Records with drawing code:
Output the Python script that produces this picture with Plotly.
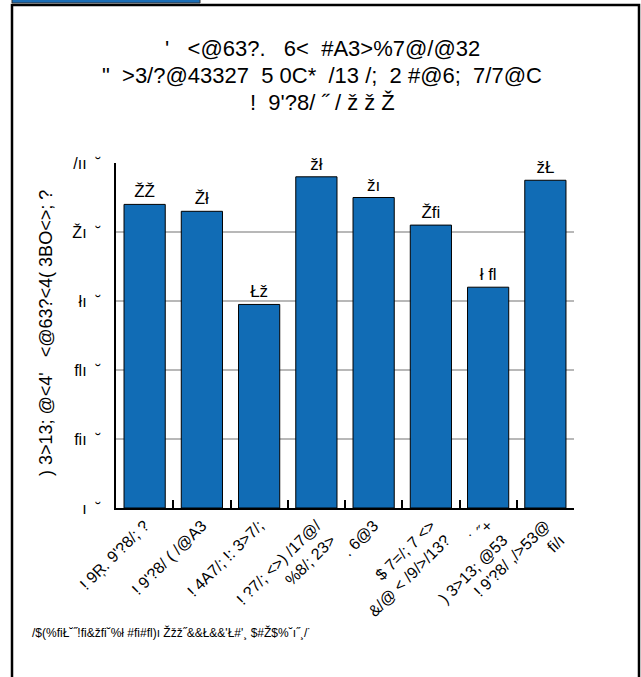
import plotly.graph_objects as go

# ---- data ----
categories = [
    "! 9Ŗ. 9'?8/; ?",
    "! 9'?8/ ( /@A3",
    "! 4A7/; !: 3>7/;",
    "! ?7/; <>) /17@/<br>%8/; 23>",
    ". 6@3",
    "$ 7=/; 7 <><br>&/@ < /9/>/13?",
    "˙ ˝+<br>) 3>13; @53",
    "! 9'?8/ ,/>53@<br>fi/ı",
]
values = [88, 86, 59, 96, 90, 82, 64, 95]
value_labels = ["ŽŽ", "Žł", "Łž", "žł", "žı", "Žfi", "ł fl", "žŁ"]
y_tick_vals = [0, 20, 40, 60, 80, 100]
y_tick_text = ["ı  ˘", "fiı  ˘", "flı  ˘", "łı  ˘", "Žı  ˘", "/ıı  ˘"]
title_lines = [
    "'   <@63?.   6<  #A3>%7@/@32",
    "\"  >3/?@43327  5 0C*  /13 /;  2 #@6;  7/7@C",
    "!  9'?8/ ˝ / ž ž Ž",
]
y_title = ") 3>13; @<4'   <@63?<4( 3BO<>; ?"
footnote = "/$(%fiŁ˘˝!fi&žfi˘%ł #fi#fl)ı Žžž˝&&Ł&&'Ł#'¸ $#Ž$%˘ı˝¸/˙"

FONT = "Liberation Sans"
W, H = 641, 677
L, R, T, B = 116, 574, 163, 508
pw, ph = R - L, B - T

def px(x):
    return (x - L) / pw

def py(y):
    return (B - y) / ph

fig = go.Figure()
fig.add_trace(go.Bar(
    x=categories, y=values, text=value_labels,
    textposition="outside", cliponaxis=False,
    textfont=dict(family=FONT, size=17, color="black"),
    marker=dict(color="#116cb5", line=dict(color="black", width=1)),
    width=0.72,
))

annotations = []
for t, yy in zip(title_lines, [48, 75, 102]):
    annotations.append(dict(
        text=t, x=px(322), y=py(yy), xref="paper", yref="paper",
        showarrow=False, xanchor="center", yanchor="middle",
        font=dict(family=FONT, size=22, color="black"),
    ))
annotations.append(dict(
    text=y_title, x=px(46), y=py(333), xref="paper", yref="paper",
    showarrow=False, textangle=-90, xanchor="center", yanchor="middle",
    font=dict(family=FONT, size=18, color="black"),
))
annotations.append(dict(
    text=footnote, x=px(30), y=py(632), xref="paper", yref="paper",
    showarrow=False, xanchor="left", yanchor="middle",
    font=dict(family=FONT, size=12, color="black"),
))

shapes = [
    dict(type="rect", xref="paper", yref="paper",
         x0=px(12), x1=px(639), y0=py(700), y1=py(5),
         line=dict(color="black", width=2.5), fillcolor="rgba(0,0,0,0)", layer="above"),
    dict(type="rect", xref="paper", yref="paper",
         x0=px(12), x1=px(200), y0=py(3), y1=py(-6),
         line=dict(color="#333333", width=1), fillcolor="#1a6db5", layer="above"),
]

fig.update_layout(
    width=W, height=H,
    margin=dict(l=L, r=W - R, t=T, b=H - B, pad=0),
    paper_bgcolor="white", plot_bgcolor="white",
    showlegend=False,
    annotations=annotations, shapes=shapes,
)
fig.update_xaxes(
    type="category", tickangle=-45,
    tickfont=dict(family=FONT, size=16, color="black"),
    showline=True, linecolor="black", linewidth=2,
    ticks="inside", tickson="boundaries", ticklen=8, tickwidth=2, tickcolor="black",
    showgrid=False, range=[-0.5, 7.5],
)
fig.update_yaxes(
    range=[0, 100], tickvals=y_tick_vals, ticktext=y_tick_text,
    tickfont=dict(family=FONT, size=16, color="black"),
    showline=True, linecolor="black", linewidth=2,
    showgrid=True, gridcolor="#b8b8b8", gridwidth=2,
    ticks="", ticklabelstandoff=10, zeroline=False,
)

fig.write_html(
    "out.html",
    config={"displayModeBar": False},
    post_script="document.body.style.margin='0';document.body.style.overflow='hidden';",
)
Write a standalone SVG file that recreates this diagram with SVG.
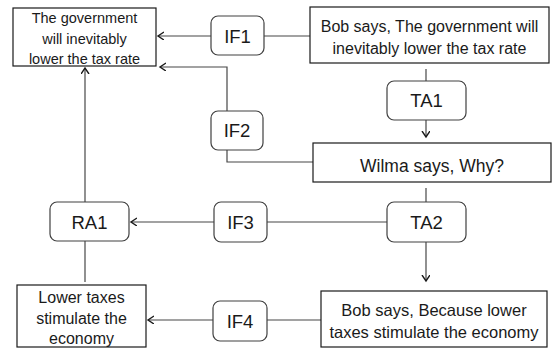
<svg xmlns="http://www.w3.org/2000/svg" width="553" height="349" viewBox="0 0 553 349">
<style>
.box{fill:#fff;stroke:#1a1a1a;stroke-width:1.2}
.rbox{fill:#fff;stroke:#404040;stroke-width:1.2}
.t{font-family:"Liberation Sans",Arial,sans-serif;fill:#1a1a1a;text-anchor:middle}
.lbl{font-size:18.5px}
.c{fill:none;stroke:#474747;stroke-width:1.2}
</style>
<defs>
<marker id="ah" markerWidth="10" markerHeight="10" refX="6" refY="4" orient="auto" markerUnits="userSpaceOnUse">
<path d="M0,0 L6,4 L0,8" fill="none" stroke="#1a1a1a" stroke-width="1.4"/>
</marker>
</defs>
<rect width="553" height="349" fill="#fff"/>
<g id="connectors">
<line class="c" x1="211" y1="36" x2="158" y2="36" marker-end="url(#ah)"/>
<line class="c" x1="264" y1="36" x2="310" y2="36"/>
<line class="c" x1="426" y1="69" x2="426" y2="81"/>
<polyline class="c" points="227,111 227,67 160,67" marker-end="url(#ah)"/>
<line class="c" x1="85" y1="202" x2="85" y2="68" marker-end="url(#ah)"/>
<line class="c" x1="426" y1="120" x2="426" y2="137" marker-end="url(#ah)"/>
<polyline class="c" points="227,150 227,162 313,162"/>
<line class="c" x1="426" y1="188" x2="426" y2="202"/>
<line class="c" x1="387" y1="222" x2="267" y2="222"/>
<line class="c" x1="214" y1="222" x2="131" y2="222" marker-end="url(#ah)"/>
<line class="c" x1="426" y1="242" x2="426" y2="281" marker-end="url(#ah)"/>
<line class="c" x1="85" y1="241" x2="85" y2="282"/>
<line class="c" x1="213" y1="320" x2="148" y2="320" marker-end="url(#ah)"/>
<line class="c" x1="267" y1="320" x2="321" y2="320"/>
</g>
<g id="claim">
<rect class="box" x="13" y="8" width="143" height="58"/>
<text class="t" font-size="14.5" x="84.5" y="23">The government</text>
<text class="t" font-size="14.5" x="84.5" y="43.5">will inevitably</text>
<text class="t" font-size="14.5" x="84.5" y="63.5">lower the tax rate</text>
</g>
<g id="IF1">
<rect class="rbox" x="211" y="16" width="53" height="39" rx="7"/>
<text class="t lbl" x="237.5" y="42.5">IF1</text>
</g>
<g id="bob1">
<rect class="box" x="310" y="7" width="239" height="56"/>
<text class="t" font-size="16" x="429.5" y="32">Bob says, The government will</text>
<text class="t" font-size="16" x="429.5" y="53.5">inevitably lower the tax rate</text>
</g>
<g id="TA1">
<rect class="rbox" x="387" y="81" width="79" height="39" rx="7"/>
<text class="t lbl" x="426.5" y="107">TA1</text>
</g>
<g id="IF2">
<rect class="rbox" x="211" y="111" width="52" height="39" rx="7"/>
<text class="t lbl" x="237" y="137">IF2</text>
</g>
<g id="wilma">
<rect class="box" x="313" y="143" width="238" height="39"/>
<text class="t" font-size="17.5" x="432" y="172">Wilma says, Why?</text>
</g>
<g id="RA1">
<rect class="rbox" x="50" y="202" width="79" height="39" rx="7"/>
<text class="t lbl" x="89.5" y="228.5">RA1</text>
</g>
<g id="IF3">
<rect class="rbox" x="214" y="202" width="53" height="40" rx="7"/>
<text class="t lbl" x="240.5" y="228.5">IF3</text>
</g>
<g id="TA2">
<rect class="rbox" x="387" y="202" width="79" height="40" rx="7"/>
<text class="t lbl" x="426.5" y="228.5">TA2</text>
</g>
<g id="reason">
<rect class="box" x="17" y="285" width="129" height="62"/>
<text class="t" font-size="16" x="81.5" y="303">Lower taxes</text>
<text class="t" font-size="16" x="81.5" y="323.5">stimulate the</text>
<text class="t" font-size="16" x="81.5" y="344">economy</text>
</g>
<g id="IF4">
<rect class="rbox" x="213" y="301" width="54" height="40" rx="7"/>
<text class="t lbl" x="240" y="327.5">IF4</text>
</g>
<g id="bob2">
<rect class="box" x="321" y="291" width="226" height="56"/>
<text class="t" font-size="16.5" x="434" y="316">Bob says, Because lower</text>
<text class="t" font-size="16.5" x="434" y="338">taxes stimulate the economy</text>
</g>
</svg>
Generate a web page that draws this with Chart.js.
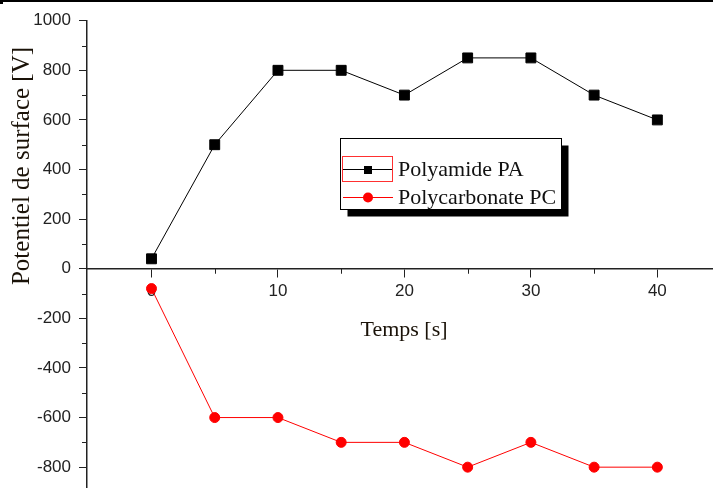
<!DOCTYPE html>
<html>
<head>
<meta charset="utf-8">
<script src="https://cdn.jsdelivr.net/npm/chart.js@4"></script>
<style>
  html, body { margin: 0; padding: 0; background: #fff; }
  #wrap { width: 713px; height: 488px; }
</style>
</head>
<body>
<div id="wrap"><canvas id="chart" width="713" height="488"></canvas></div>
<script>
// Temps [s]
const times = [0, 5, 10, 15, 20, 25, 30, 35, 40];
// Potentiel de surface [V]
const polyamide = [40, 500, 800, 800, 700, 850, 850, 700, 600];
const polycarbonate = [-80, -600, -600, -700, -700, -800, -700, -800, -800];
const seriesNames = ["Polyamide PA", "Polycarbonate PC"];
const yMinorTicks = [-700, -500, -300, -100, 100, 300, 500, 700, 900];
const xMinorTicks = [5, 15, 25, 35];

const serif = '"Liberation Serif", "Times New Roman", serif';
const sans = '"Liberation Sans", Arial, sans-serif';

// extras : petites graduations, titres d'axes, légende encadrée, bordure du haut
const extras = {
    id: "extras",
    afterDraw(chart) {
        const ctx = chart.ctx;
        const xs = chart.scales.x, ys = chart.scales.y;
        const area = chart.chartArea;
        const y0 = ys.getPixelForValue(0);
        ctx.save();
        ctx.strokeStyle = "#222";
        ctx.lineWidth = 1;
        ctx.beginPath();
        yMinorTicks.forEach(v => {
            const p = Math.round(ys.getPixelForValue(v)) + 0.5;
            ctx.moveTo(area.left - 5, p);
            ctx.lineTo(area.left, p);
        });
        xMinorTicks.forEach(v => {
            const p = Math.round(xs.getPixelForValue(v)) + 0.5;
            ctx.moveTo(p, y0);
            ctx.lineTo(p, y0 + 5);
        });
        ctx.stroke();

        // bordure du haut
        ctx.fillStyle = "#000";
        ctx.fillRect(0, 0, 713, 2);
        ctx.fillRect(0, 0, 3, 4);

        // titre axe Y
        ctx.fillStyle = "#1a1208";
        ctx.font = "25px " + serif;
        ctx.textAlign = "center";
        ctx.textBaseline = "middle";
        ctx.translate(22, 166);
        ctx.rotate(-Math.PI / 2);
        ctx.fillText("Potentiel de surface [V]", 0, 0);
        ctx.setTransform(1, 0, 0, 1, 0, 0);

        // titre axe X
        ctx.font = "22px " + serif;
        ctx.fillText("Temps [s]", 404, 330);

        // légende
        const bx = 340.5, by = 138.5, bw = 221, bh = 71;
        ctx.fillStyle = "#000";
        ctx.fillRect(bx + 7, by + 7, bw, bh);
        ctx.fillStyle = "#fff";
        ctx.fillRect(bx, by, bw, bh);
        ctx.strokeStyle = "#000";
        ctx.strokeRect(bx, by, bw, bh);

        const rows = [169, 197];
        chart.data.datasets.forEach((ds, i) => {
            const yy = rows[i] + 0.5;
            ctx.strokeStyle = ds.borderColor;
            ctx.lineWidth = 1;
            ctx.beginPath();
            ctx.moveTo(343, yy);
            ctx.lineTo(393, yy);
            ctx.stroke();
            ctx.fillStyle = ds.backgroundColor;
            if (ds.pointStyle === "rect") {
                ctx.fillRect(364, rows[i] - 3, 8, 8);
            } else {
                ctx.beginPath();
                ctx.arc(368, yy, 5, 0, Math.PI * 2);
                ctx.fill();
            }
            ctx.fillStyle = "#111";
            ctx.font = "22px " + serif;
            ctx.textAlign = "left";
            ctx.fillText(ds.label, 398, rows[i] + 1);
        });
        // cadre de sélection rouge autour du symbole
        ctx.strokeStyle = "#ff3030";
        ctx.strokeRect(342.5, 156.5, 50, 25);
        ctx.restore();
    }
};

const ctx = document.getElementById("chart").getContext("2d");
const chart = new Chart(ctx, {
    type: "line",
    data: {
        datasets: [{
            label: seriesNames[0],
            data: times.map((t, i) => ({ x: t, y: polyamide[i] })),
            borderColor: "#000",
            backgroundColor: "#000",
            borderWidth: 1,
            pointStyle: "rect",
            pointRadius: 7,
            pointBorderWidth: 1,
            pointHoverRadius: 7
        }, {
            label: seriesNames[1],
            data: times.map((t, i) => ({ x: t, y: polycarbonate[i] })),
            borderColor: "#ff0000",
            backgroundColor: "#ff0000",
            borderWidth: 1,
            pointStyle: "circle",
            pointRadius: 5,
            pointBorderWidth: 1,
            pointHoverRadius: 5
        }]
    },
    options: {
        responsive: false,
        animation: false,
        events: [],
        layout: { autoPadding: false, padding: { top: 20.7, left: 0, right: 0, bottom: 0 } },
        plugins: {
            legend: { display: false },
            tooltip: { enabled: false }
        },
        scales: {
            x: {
                type: "linear",
                position: { y: 0 },
                min: -5.1,
                max: 44.4,
                afterFit(scale) {
                    scale.paddingLeft = 0;
                    scale.paddingRight = 0;
                },
                ticks: {
                    stepSize: 10,
                    includeBounds: false,
                    color: "#222",
                    font: { family: sans, size: 17 },
                    padding: 4,
                    maxRotation: 0,
                    callback: v => String(v)
                },
                grid: {
                    drawOnChartArea: false,
                    tickLength: 8,
                    color: "#222"
                },
                border: { color: "#222", width: 1.5 }
            },
            y: {
                type: "linear",
                min: -884,
                max: 1000,
                afterFit(scale) {
                    scale.width = 87;
                    scale.paddingTop = 0;
                    scale.paddingBottom = 0;
                },
                ticks: {
                    stepSize: 200,
                    includeBounds: false,
                    color: "#222",
                    font: { family: sans, size: 17 },
                    padding: 8,
                    callback: v => String(v)
                },
                grid: {
                    drawOnChartArea: false,
                    tickLength: 8,
                    color: "#222"
                },
                border: { color: "#222", width: 1.5 }
            }
        }
    },
    plugins: [extras]
});
</script>
</body>
</html>
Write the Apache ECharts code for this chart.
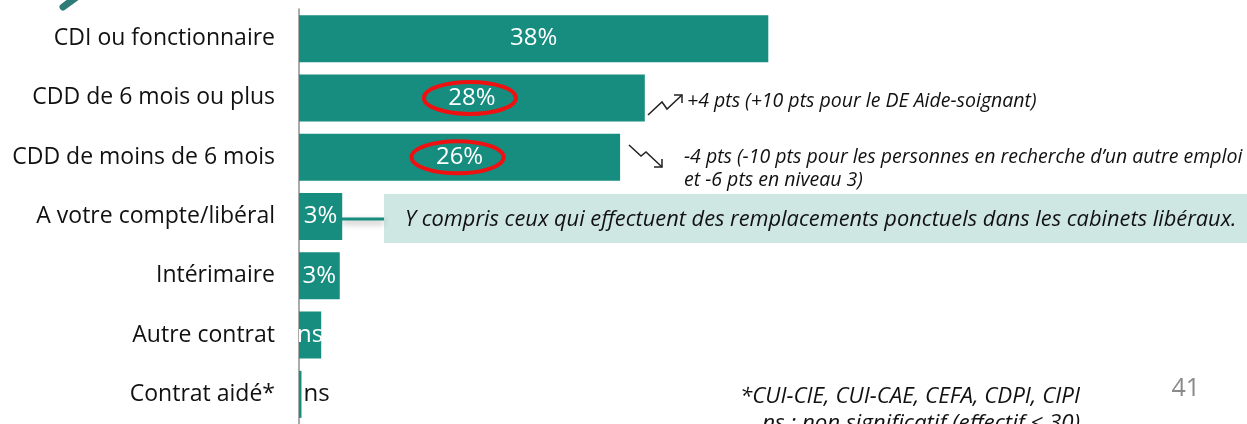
<!DOCTYPE html>
<html>
<head>
<meta charset="utf-8">
<script src="https://cdn.jsdelivr.net/npm/echarts@6/dist/echarts.min.js"></script>
<style>
  html, body { margin: 0; padding: 0; background: #fff; }
  #main { width: 1247px; height: 424px; }
</style>
</head>
<body>
<div id="main"></div>
<script>
var categories = ['CDI ou fonctionnaire', 'CDD de 6 mois ou plus', 'CDD de moins de 6 mois',
  'A votre compte/libéral', 'Intérimaire', 'Autre contrat', 'Contrat aidé*'];
var values = [38, 28, 26, 3.5, 3.3, 1.8, 0.2];
var valueLabels = ['38%', '28%', '26%', '3%', '3%', 'ns', 'ns'];
var circled = [1, 2];

var teal = '#168D7F';
var font = 'Open Sans';

var chart = echarts.init(document.getElementById('main'));

var barData = values.map(function (v, i) {
  var item = { value: v };
  if (i === values.length - 1) {
    item.label = { position: 'right', distance: 2, color: '#111' };
  }
  return item;
});

var option = {
  animation: false,
  grid: { left: 299, top: 9, width: 494, height: 418 },
  xAxis: { type: 'value', min: 0, max: 40, show: false },
  yAxis: {
    type: 'category',
    inverse: true,
    data: categories,
    axisLine: { lineStyle: { color: '#8f8f8f', width: 1.5 } },
    axisTick: { length: 7, lineStyle: { color: '#8f8f8f', width: 1.5 } },
    axisLabel: { color: '#111', fontFamily: font, fontSize: 23, margin: 24, padding: [4, 0, 0, 0] }
  },
  series: [{
    type: 'bar',
    barWidth: 47,
    itemStyle: { color: teal },
    label: {
      show: true,
      position: 'inside',
      color: '#fff',
      fontFamily: font,
      fontSize: 24,
      padding: [4, 0, 0, 0],
      formatter: function (p) { return valueLabels[p.dataIndex]; }
    },
    data: barData
  }]
};
chart.setOption(option);

// annotations
var g = [];
circled.forEach(function (i) {
  var c = chart.convertToPixel({ gridIndex: 0 }, [values[i] / 2, i]);
  g.push({ type: 'ellipse', shape: { cx: c[0] - 2, cy: c[1], rx: 46, ry: 16 },
    style: { fill: 'none', stroke: '#ee1111', lineWidth: 4 }, z: 10 });
});
var italic = { fontFamily: font, fontStyle: 'italic', fill: '#111', fontSize: 19.5 };
g.push(
  { type: 'polyline', shape: { points: [[648, 115], [662, 102], [667, 109], [682, 95]] },
    style: { stroke: '#222', lineWidth: 1.5, fill: 'none' } },
  { type: 'polyline', shape: { points: [[674, 95], [682, 95], [682, 103]] },
    style: { stroke: '#222', lineWidth: 1.5, fill: 'none' } },
  { type: 'polyline', shape: { points: [[629, 145], [641, 156], [646, 152], [662, 167]] },
    style: { stroke: '#222', lineWidth: 1.5, fill: 'none' } },
  { type: 'polyline', shape: { points: [[654, 167], [662, 167], [662, 159]] },
    style: { stroke: '#222', lineWidth: 1.5, fill: 'none' } },
  { type: 'text', x: 687, y: 101, style: Object.assign({ text: '+4 pts (+10 pts pour le DE Aide-soignant)', verticalAlign: 'middle' }, italic) },
  { type: 'text', x: 684, y: 157, style: Object.assign({ text: '-4 pts (-10 pts pour les personnes en recherche d\u2019un autre emploi', verticalAlign: 'middle' }, italic) },
  { type: 'text', x: 684, y: 180, style: Object.assign({ text: 'et -6 pts en niveau 3)', verticalAlign: 'middle' }, italic) },
  { type: 'rect', shape: { x: 384, y: 194, width: 870, height: 49 }, style: { fill: '#CFE7E3' } },
  { type: 'line', shape: { x1: 342, y1: 219, x2: 384, y2: 219 },
    style: { stroke: teal, lineWidth: 3, shadowBlur: 6, shadowOffsetY: 3, shadowColor: 'rgba(0,0,0,0.35)' } },
  { type: 'text', x: 405, y: 220, style: Object.assign({}, italic, { text: 'Y compris ceux qui effectuent des remplacements ponctuels dans les cabinets libéraux.', verticalAlign: 'middle', fontSize: 21.8 }) },
  { type: 'text', x: 1080, y: 397, style: Object.assign({}, italic, { text: '*CUI-CIE, CUI-CAE, CEFA, CDPI, CIPI', align: 'right', verticalAlign: 'middle', fontSize: 22.3 }) },
  { type: 'text', x: 1080, y: 424, style: Object.assign({}, italic, { text: 'ns : non significatif (effectif < 30)', align: 'right', verticalAlign: 'middle', fontSize: 22.3 }) },
  { type: 'text', x: 1200, y: 389, style: { text: '41', fontFamily: font, fontSize: 25, fill: '#8a8a8a', align: 'right', verticalAlign: 'middle' } },
  { type: 'line', shape: { x1: 63, y1: 7, x2: 78, y2: -4 },
    style: { stroke: '#2f7c77', lineWidth: 7, lineCap: 'round' } }
);
chart.setOption({ graphic: g });

window.onresize = chart.resize;
</script>
</body>
</html>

__WHAT IS ASKED__.
Scan the material above for the string "that" and report each line where you find it.

__THE SOLUTION__.
Output the Python script that produces this picture with Plotly.
Write a standalone SVG file that recreates this diagram with SVG.
Generate a web page that draws this with Chart.js.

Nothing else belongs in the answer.